My wife and I have three boys. If I can make movies for parents in their 40s who love movies and want something they can bring their whole family to, you don’t just get one ticket. You get the whole family. Over time, that builds trust. It builds a brand. Eventually people show up because it’s another Craftsman Films movie, not just because they recognize an IP.

You’re not waiting for studios. You decided to raise your own fund. Why?

Because the indie film model is broken. I lived inside it for four movies and kept asking, why is this so hard?

The traditional model is backwards. You write a script, raise money for one film, make it, hope for distribution, and then hope an audience finds it with almost no marketing budget. That’s not a business model, that’s a hope strategy.

I started breaking it down like an architect. Financing. Development. Production. Marketing. Distribution. Where is it broken and how can I fix it?

On financing, you’re asking investors to bet on one film with no real plan for recoupment. So I asked, what if we spread risk across multiple films instead of one? That gives investors more shots on goal.

On development, indie films barely do it. Instead, they get the money on Friday and start pre-production on Monday! So we built real development time. For Brotherhood, we did eight live readings with the writer director performing the script with live music across three months and three different states. Every reading led to rewrites. The movie got better over months, not weeks.

Marketing starts on day one. If you market early, it’s cheaper and you actually learn who your audience is. Distribution conversations happen before the movie is made, not after. When I call distributors early, they’re shocked. Nobody does that. But they’re grateful, because they can actually help shape the strategy.

That’s why I built a fund to finance a new model. If we keep doing the same broken thing, we’ll keep getting the same results.

For someone who wants to raise money, what does the process really look like?

First, mindset. A fund doesn’t happen because you say you want one. I started talking about this publicly in November 2024. We crossed our first million in October 2025. That was a year of full-time fundraising.

This wasn’t a side project. I spent four to eight hours a day doing outreach. I traveled constantly. I barely made any personal income that year. My wife works full time and supported us through it. That’s important to say out loud. This is a privilege and a sacrifice.

Entrepreneurship is a journey of a thousand pitches. I probably pitched 250 to 270 investors last year and that wasn’t enough. My goal for the first three months of 2026 is another 250. It’s math. It’s reps.

Also, you’re not convincing anyone. If someone gives you money, it’s because there’s already demand. You’re aligning with it, not creating it.

How do you actually find investors and get them to engage?

Two ways. Content and manual outreach.

I publish constantly. I have a podcast, blog, newsletter, and a large-ish LinkedIn presence. People engage and signal interest. I track that. My newsletter has about 4,500 people and a sub list of around 300 investors I’ve met with.

But content alone isn’t enough. The manual side is identifying people with signals. If someone lists angel investor in their bio, I want to talk to them. Most won’t respond. That’s fine.
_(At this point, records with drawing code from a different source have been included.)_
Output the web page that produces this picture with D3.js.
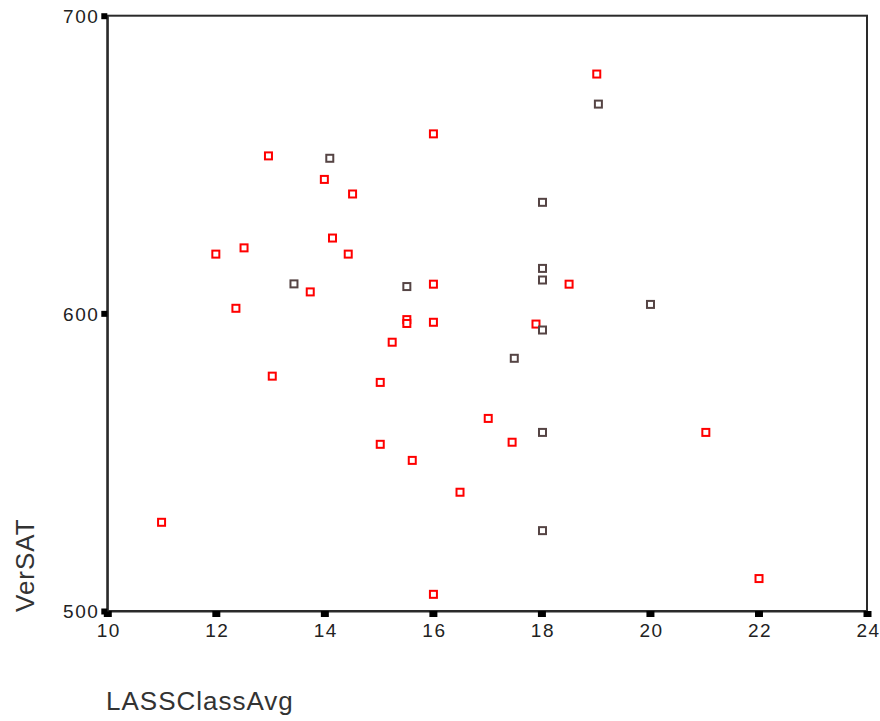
<!DOCTYPE html>
<html>
<head>
<meta charset="utf-8">
<script src="https://cdn.jsdelivr.net/npm/d3@7"></script>
<style>
  html, body { margin: 0; padding: 0; background: #fff; }
  svg { display: block; }
</style>
</head>
<body>
<script>
// ---- data ----
const lassClassAvg = [
  11.0, 12.0, 12.52, 12.37, 12.97, 13.04, 13.44, 13.74, 14.0, 14.1,
  14.15, 14.52, 14.44, 15.03, 15.03, 15.25, 15.52, 15.52, 15.52, 15.62,
  16.01, 16.01, 16.01, 16.01, 16.5, 17.02, 17.46, 17.5, 17.9, 18.02,
  18.02, 18.02, 18.02, 18.02, 18.02, 18.51, 19.02, 19.05, 20.01, 21.03,
  22.01
];
const verSAT = [
  529.8, 619.9, 622.0, 601.7, 652.9, 578.9, 609.9, 607.2, 645.0, 652.1,
  625.3, 640.1, 619.9, 576.8, 556.0, 590.3, 609.0, 597.9, 596.6, 550.6,
  660.3, 609.8, 597.0, 505.6, 539.9, 564.7, 556.7, 584.9, 596.4, 637.3,
  615.1, 611.2, 594.4, 560.0, 527.0, 609.8, 680.4, 670.3, 603.0, 560.0,
  510.9
];
const xTicks = [10, 12, 14, 16, 18, 20, 22, 24];
const yTicks = [500, 600, 700];
const xTitle = "LASSClassAvg";
const yTitle = "VerSAT";
// markers that appear dark-outlined in the original
const darkMarkers = [6, 9, 16, 27, 29, 30, 31, 32, 33, 34, 37, 38];

// ---- layout ----
const W = 880, H = 721;
const mLeft = 107.3, mRight = 867, mTop = 15.7, mBottom = 611;

const svg = d3.select("body").append("svg")
  .attr("width", W).attr("height", H)
  .style("background", "#fff");

const x = d3.scaleLinear().domain([10, 24]).range([mLeft, mRight]);
const y = d3.scaleLinear().domain([500, 700]).range([mBottom, mTop]);

// frame
svg.append("rect")
  .attr("x", mLeft).attr("y", mTop)
  .attr("width", mRight - mLeft).attr("height", mBottom - mTop)
  .attr("fill", "none").attr("stroke", "#2a2a2a").attr("stroke-width", 2);

// x axis
const gx = svg.append("g")
  .attr("transform", `translate(0,${mBottom})`)
  .call(d3.axisBottom(x).tickValues(xTicks).tickFormat(d3.format("d")).tickSize(6).tickSizeOuter(0));
gx.select(".domain").attr("stroke", "#2a2a2a").attr("stroke-width", 2);
gx.selectAll(".tick line").attr("stroke", "#000").attr("stroke-width", 8);
gx.selectAll(".tick text")
  .attr("y", 26).attr("dy", 0).attr("dx", 1)
  .attr("fill", "#222")
  .style("font-family", "'Liberation Sans', Arial, sans-serif")
  .style("font-size", "19px")
  .style("letter-spacing", "1.5px");

// y axis
const gy = svg.append("g")
  .attr("transform", `translate(${mLeft},0)`)
  .call(d3.axisLeft(y).tickValues(yTicks).tickFormat(d3.format("d")).tickSize(6).tickSizeOuter(0));
gy.select(".domain").attr("stroke", "#2a2a2a").attr("stroke-width", 2);
gy.selectAll(".tick line").attr("stroke", "#000").attr("stroke-width", 6);
gy.selectAll(".tick text")
  .attr("x", -8).attr("dy", "0.36em")
  .attr("fill", "#222")
  .style("font-family", "'Liberation Sans', Arial, sans-serif")
  .style("font-size", "19px")
  .style("letter-spacing", "1.5px");

// points
const pts = lassClassAvg.map((v, i) => ({ x: v, y: verSAT[i], dark: darkMarkers.includes(i) }));
const s = 7;
svg.append("g").selectAll("rect")
  .data(pts)
  .join("rect")
  .attr("x", d => x(d.x) - s / 2)
  .attr("y", d => y(d.y) - s / 2)
  .attr("width", s).attr("height", s)
  .attr("fill", "#fff")
  .attr("stroke", d => d.dark ? "#554444" : "#ff0000")
  .attr("stroke-width", 2);

// titles
svg.append("text")
  .attr("x", 106).attr("y", 710)
  .attr("fill", "#333")
  .style("font-family", "'Liberation Sans', Arial, sans-serif")
  .style("font-size", "26px")
  .style("letter-spacing", "1px")
  .text(xTitle);

svg.append("text")
  .attr("transform", "translate(34,612) rotate(-90)")
  .attr("fill", "#333")
  .style("font-family", "'Liberation Sans', Arial, sans-serif")
  .style("font-size", "26px")
  .style("letter-spacing", "1px")
  .text(yTitle);
</script>
</body>
</html>
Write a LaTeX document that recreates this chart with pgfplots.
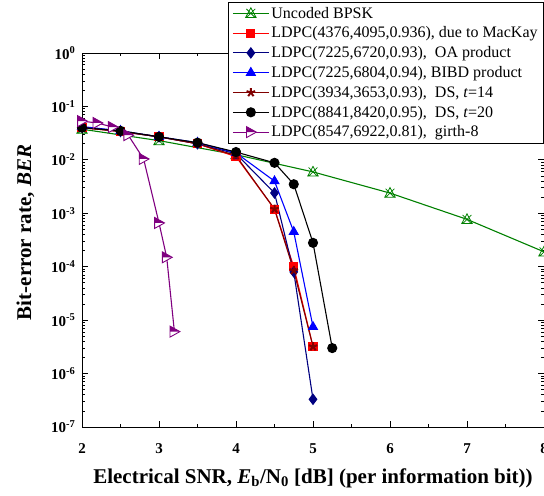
\documentclass[border=0pt]{standalone}
\usepackage{pgfplots}
\pgfplotsset{compat=1.18}
\usepackage{fontspec}
\setmainfont{Liberation Serif}

\definecolor{cgreen}{RGB}{0,128,0}
\definecolor{cred}{RGB}{255,0,0}
\definecolor{cnavy}{RGB}{0,0,128}
\definecolor{cblue}{RGB}{0,0,255}
\definecolor{cdred}{RGB}{128,0,0}
\definecolor{cpurple}{RGB}{128,0,128}

% triangle with a cross through it
\pgfdeclareplotmark{trix}{%
  \pgfpathmoveto{\pgfqpoint{0pt}{\pgfplotmarksize}}%
  \pgfpathlineto{\pgfqpoint{-0.95\pgfplotmarksize}{-0.75\pgfplotmarksize}}%
  \pgfpathlineto{\pgfqpoint{0.95\pgfplotmarksize}{-0.75\pgfplotmarksize}}%
  \pgfpathclose
  \pgfpathmoveto{\pgfqpoint{-0.8\pgfplotmarksize}{0.8\pgfplotmarksize}}%
  \pgfpathlineto{\pgfqpoint{0.8\pgfplotmarksize}{-0.8\pgfplotmarksize}}%
  \pgfpathmoveto{\pgfqpoint{-0.8\pgfplotmarksize}{-0.8\pgfplotmarksize}}%
  \pgfpathlineto{\pgfqpoint{0.8\pgfplotmarksize}{0.8\pgfplotmarksize}}%
  \pgfusepathqstroke
}
% right-pointing triangle, upper half filled
\pgfdeclareplotmark{halftri}{%
  \begin{pgfscope}
  \pgfsetfillcolor{white}%
  \pgfpathmoveto{\pgfqpoint{-0.8\pgfplotmarksize}{\pgfplotmarksize}}%
  \pgfpathlineto{\pgfqpoint{\pgfplotmarksize}{0pt}}%
  \pgfpathlineto{\pgfqpoint{-0.8\pgfplotmarksize}{-\pgfplotmarksize}}%
  \pgfpathclose
  \pgfusepathqfill
  \end{pgfscope}
  \pgfpathmoveto{\pgfqpoint{-0.8\pgfplotmarksize}{\pgfplotmarksize}}%
  \pgfpathlineto{\pgfqpoint{\pgfplotmarksize}{0pt}}%
  \pgfpathlineto{\pgfqpoint{-0.8\pgfplotmarksize}{0pt}}%
  \pgfpathclose
  \pgfusepathqfill
  \pgfpathmoveto{\pgfqpoint{-0.8\pgfplotmarksize}{\pgfplotmarksize}}%
  \pgfpathlineto{\pgfqpoint{\pgfplotmarksize}{0pt}}%
  \pgfpathlineto{\pgfqpoint{-0.8\pgfplotmarksize}{-\pgfplotmarksize}}%
  \pgfpathclose
  \pgfusepathqstroke
}

\begin{document}
\begin{tikzpicture}
\begin{axis}[
  name=ax,
  scale only axis,
  width=462pt, height=374pt,
  xmin=2, xmax=8,
  ymode=log, ymin=1e-7, ymax=1,
  xtick={2,3,4,5,6,7,8},
  xticklabels={2,3,4,5,6,7,8},
  minor x tick num=1,
  ytick={1e-7,1e-6,1e-5,1e-4,1e-3,1e-2,1e-1,1},
  yticklabels={10\textsuperscript{-7},10\textsuperscript{-6},10\textsuperscript{-5},10\textsuperscript{-4},10\textsuperscript{-3},10\textsuperscript{-2},10\textsuperscript{-1},10\textsuperscript{0}},
  tick label style={font=\fontsize{15}{15}\selectfont\bfseries},
  xticklabel style={anchor=base, yshift=-26pt},
  yticklabel style={xshift=-3pt},
  major tick length=6pt, minor tick length=3pt,
  tick align=inside,
  axis line style={line width=1pt},
  every tick/.style={black, line width=0.8pt},
  xlabel={Electrical SNR, \textit{E}\textsubscript{b}/N\textsubscript{0} [dB] (per information bit))},
  ylabel={Bit-error rate, \textit{BER}},
  label style={font=\fontsize{21}{21}\selectfont\bfseries},
  xlabel style={at={(axis description cs:0.5,-0.1497)}, anchor=base},
  ylabel style={at={(axis description cs:-0.110,0.52)}, anchor=base},
  legend style={at={(rel axis cs:1,1)}, yshift=51pt, anchor=north east,
    font=\fontsize{16}{16}\selectfont, draw=black, line width=0.8pt,
    row sep=0pt, inner xsep=4pt, inner ysep=1pt,
    nodes={inner ysep=3.6pt}},
  legend cell align=left,
  legend image code/.code={%
    \draw[mark repeat=2,mark phase=2] plot coordinates {(0pt,0pt) (18pt,0pt) (36pt,0pt)};},
  every axis plot/.append style={line width=1.1pt},
]
\addplot[cgreen, mark=trix, mark size=5.5pt, mark options={line width=0.8pt}] coordinates {
(2,0.0375) (3,0.0229) (4,0.0125) (5,0.00595) (6,0.00239) (7,0.00077) (8,0.00019)
};
\addlegendentry{Uncoded BPSK}

\addplot[cred, mark=square*, mark size=4pt] coordinates {
(2,0.040) (2.5,0.034) (3,0.027) (3.5,0.020) (4,0.0115) (4.5,0.0012) (4.75,1.0e-4) (5,3.2e-6)
};
\addlegendentry{LDPC(4376,4095,0.936), due to MacKay}

\addplot[cnavy, mark=diamond*, mark size=5pt] coordinates {
(2,0.041) (2.5,0.034) (3,0.027) (3.5,0.020) (4,0.013) (4.5,0.0024) (4.75,8.0e-5) (5,3.3e-7)
};
\addlegendentry{LDPC(7225,6720,0.93),\ \ OA product}

\addplot[cblue, mark=triangle*, mark size=5pt] coordinates {
(2,0.042) (2.5,0.035) (3,0.027) (3.5,0.021) (4,0.0135) (4.5,0.0040) (4.75,4.5e-4) (5,7.5e-6)
};
\addlegendentry{LDPC(7225,6804,0.94), BIBD product}

\addplot[cdred, mark=star, mark size=4.5pt, mark options={line width=2pt}] coordinates {
(2,0.040) (2.5,0.034) (3,0.027) (3.5,0.020) (4,0.012) (4.5,0.0012) (4.75,8.5e-5) (5,3.2e-6)
};
\addlegendentry{LDPC(3934,3653,0.93),\ \ DS, \textit{t}=14}

\addplot[black, mark=*, mark size=4.5pt] coordinates {
(2,0.040) (2.5,0.035) (3,0.027) (3.5,0.021) (4,0.014) (4.5,0.0088) (4.75,0.0035) (5,2.8e-4) (5.25,3.0e-6)
};
\addlegendentry{LDPC(8841,8420,0.95),\ \ DS, \textit{t}=20}

\addplot[cpurple, mark=halftri, mark size=5.5pt, mark options={fill=cpurple, line width=0.9pt}] coordinates {
(2,0.053) (2.2,0.049) (2.4,0.041) (2.6,0.029) (2.8,0.0104) (3,6.6e-4) (3.1,1.5e-4) (3.2,6.1e-6)
};
\addlegendentry{LDPC(8547,6922,0.81),\ \ girth-8}
\end{axis}
\pgfresetboundingbox
\path ([shift={(-82pt,-68pt)}]ax.south west) rectangle ([shift={(0pt,53pt)}]ax.north east);
\end{tikzpicture}
\end{document}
Communities and connectors matter most. Investor communities. Creative communities. And the people who run them. You don’t chase whales directly. You get introduced by someone they trust. That’s how real conversations happen.

What absolutely does not work when raising money?

Cold copy paste messages. Long pitches blasted to thousands of people. Treating investors like ATMs.

If someone is taking money out of an investment making them 20 or 30 percent a year to give it to you, that’s a huge ask. You’re asking for trust and patience. That’s a relationship, not a transaction.

Also, don’t wait for markets like AFM or festivals. Distributors are busy selling there. It’s the worst time to pitch them. Demand doesn’t only exist at markets. These are just people doing jobs every day. Find them directly.

Have you seen investors motivated by things other than profit?

Absolutely. Some want a family member in the film. Some love the message. Some just want something interesting to talk about at a party.

Years ago I pitched a western to a ranch owner. I asked what he wanted. He said he’d always dreamed of being in the background of a movie on a horse. That’s it. We could do that. He almost funded the whole movie.

You don’t convince people. You listen, and you align with the existing demand.

What would you say to people who feel like this is impossible for them?

Mindset is the issue. Tony Robbins says success is eighty percent mindset and twenty percent tactics. People say I can do it because of X, and they can’t because of Y. That’s the trap.

I’m just some guy from Utah who spent fifteen years forcing his way through this industry. It took me twelve years to produce my first feature. That’s too long. That’s why I wrote my book.

You don’t wake up with a million dollars. You wake up and keep going. I told my wife three months. That became six. Then nine. Then twelve. Now fifteen. I crossed a million, greenlit a movie, and revenue is coming in. That’s why this works.

You have to be relentless. A little unreasonable. Willing to keep going longer than most people are comfortable with.

Where can people learn more about your approach?

I wrote a book about it. You can get it free at craftsmanfilms.co/blockbuster. It’s about how independent creators can build profitable businesses without waiting for permission. For those looking to invest in meaningful media, check out craftsmanfilms.co/fund

Any final words of encouragement?

If I can do this, anyone can. Not overnight. Not easily. But it’s possible. You just have to decide you’re not quitting and then keep proving that decision every day, making progress by doing more of what works and less of what doesn’t.